I take the basic recipe from the trusted Kook en Geniet, but adapt it to shorten the time as well as to make it possible to use my sourdough starter.
Start by adding 2,5 kg cake wheat flour, 500 ml (2 cups/500 g) white sugar and 12.5 ml (1 tablespoon) salt to a large bowl. Mix the dry ingredients well.
Option 1: Instant Dry yeast - Add one packet to the dry ingredients and mix it well.
Option 2: Active Dry Yeast - Sprinkle 10 ml on (750 ml) the tepid water with 12,5 ml sugar dissolved in the water. Let it sit for about 10 minutes and add it with the wet ingredients.
Adding 12,5 ml aniseed is optional and according to taste. If it is added, it should be mixed in with the dry ingredients.
Melt 250 g butter/margarine.
Add 2 1/2 cups of your sourdough starter to a mixing bowl and add the cooled down melted butter to it. Boiling hot water or butter will kill the cultures in the sourdough and therefore we are always working with lukewarm items, that creates the ideal growth conditions for the cultures. Keep a jug with tepid water at hand (the water with the active dry yeast, if you are following this option). You may very well need more water, so be prepared.
Add all of the wet ingredients to the dry ingredients and mix. Add more lukewarm water if necessary.
Keep on kneading and folding the dough until it becomes an elastic ball. By this time it will come off your hands and the side of the bowl as well, leaving your hands clean enough to work the camera without needing to wash up. Or is that just me?
Cover the dough with a plastic sheet. I needed the shallower bowl for something else and transferred my dough to a deeper one. Feel free to keep your dough in the bowl you used to mix it in, provided it has enough space to allow the dough to double in size. This could take a couple of hours, depending on the raising agent you used.
Wrap the bowl in a blanket and leave it in a warm dry place to rise. I put mine outside in the sun as it was still warm out.
Once the dough has risen to double in size, you can knead it down again.
Lather your hands in margarine/butter to keep the dough from sticking to it. This will also make a thin film of oil/fat between the balls, making it easy to separate them when baked.

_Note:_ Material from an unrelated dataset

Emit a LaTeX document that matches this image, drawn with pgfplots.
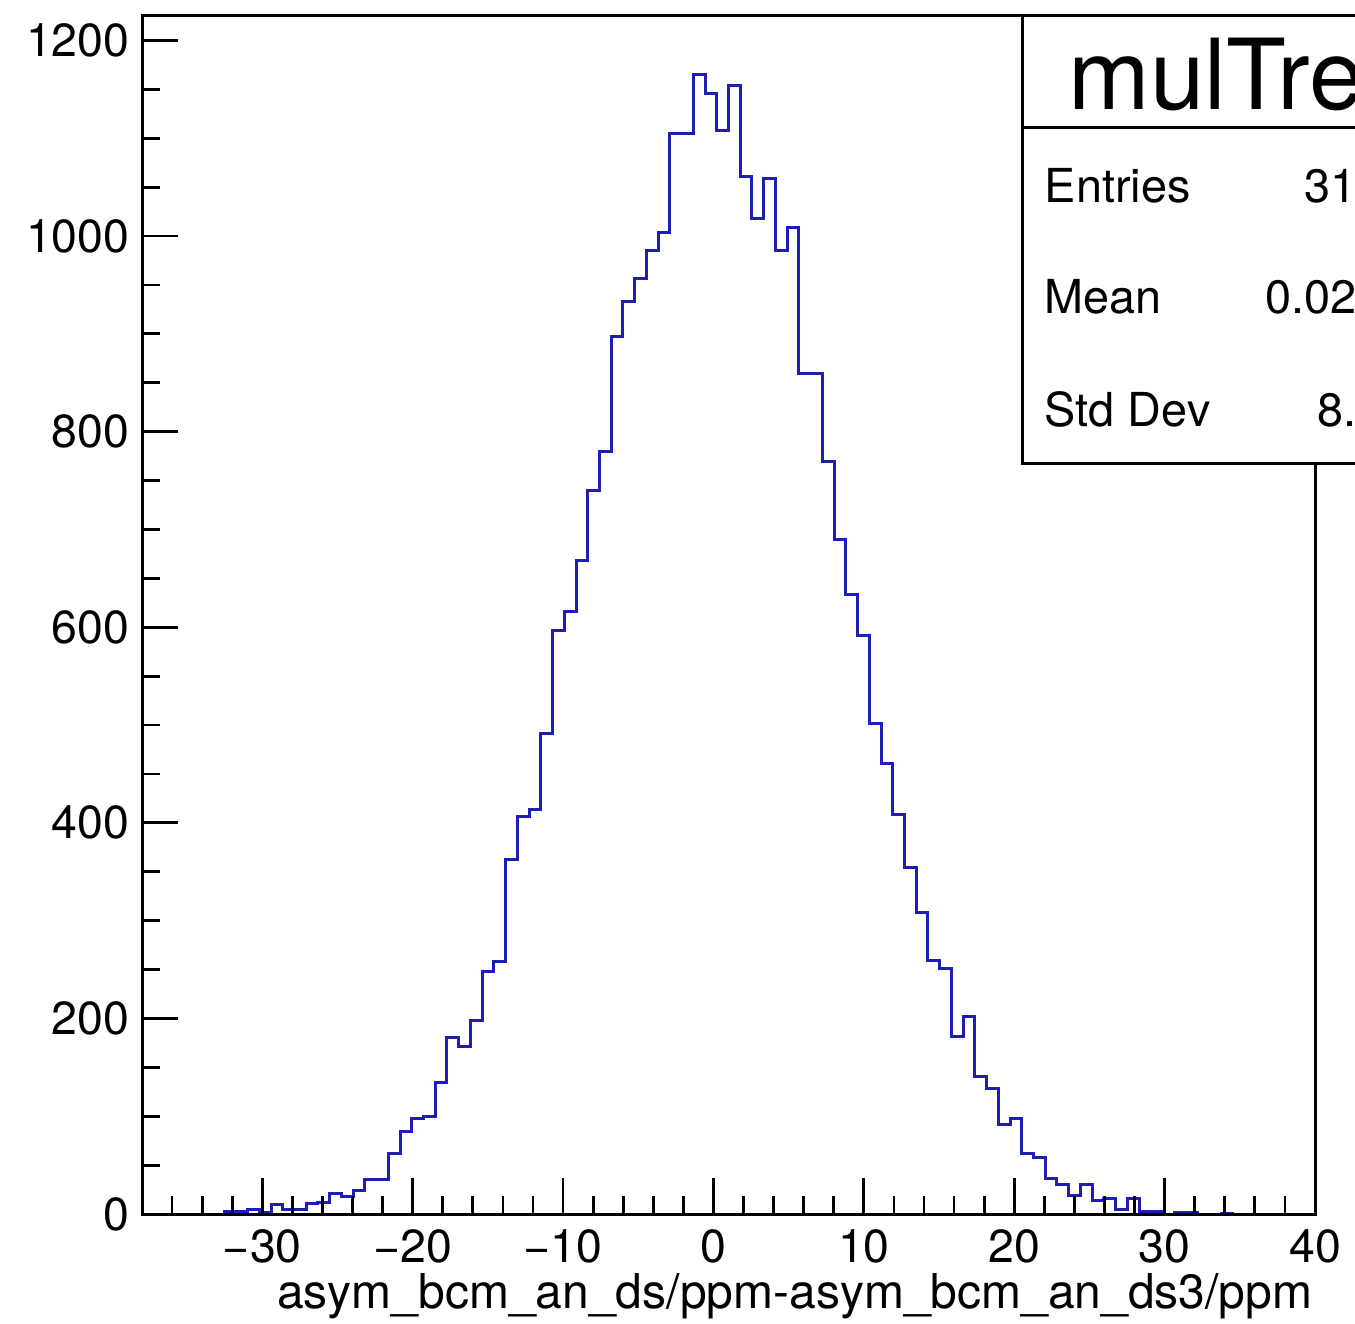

Roll the dough into small balls and place them tightly in a pan that has been treated with non-stick spray.
Stack them rather tightly.
Cover the pans with plastic.
Wrap everything up in a blanket and allow to rise in a warm dry place.
I went to bed and when I returned the next morning, it was clear that the rusks had risen too much. This would mean that the dough balls would loose its distinctive parting. When this happens, you can knock the dough back again and leave to rise all over again, or you can bake it as is and simply cut the rusks apart when it is baked, the same way you would slice bread. I opted for the latter option. I stuck the pans in a preheated oven at 200°C and baked it for just under an hour.
In the meantime, I dissolved about 2 tablespoons (25 ml) of sugar in 1/2 cup milk.
With the rusks baked, you can see that my assessment was right and that it does not have the distinct roundings of the balls.
Brush the still hot rusks with the milk and sugar mixture. This gives it a nice shine at the top and that distinctive sweet taste that you find on the heads of the rusks.
Turn the rusks out after about 5 minutes, or as soon as it releases from the pan. This could also happen immediately. Allow it to cool on a wire rack.
One of my pans still had some of its lines left at the bottom and I will show you how to separate them if you are not going to cut them.
Carefully break along the lines.
These are not the prettiest rusks, but you get the idea.
Once you have cut/separated the rusks, space them slightly apart on the oven rack so the air can travel freely through them. Place in the oven at 100°C for a couple of hours until they are dry right through. They will last for months in a sealed container once dried.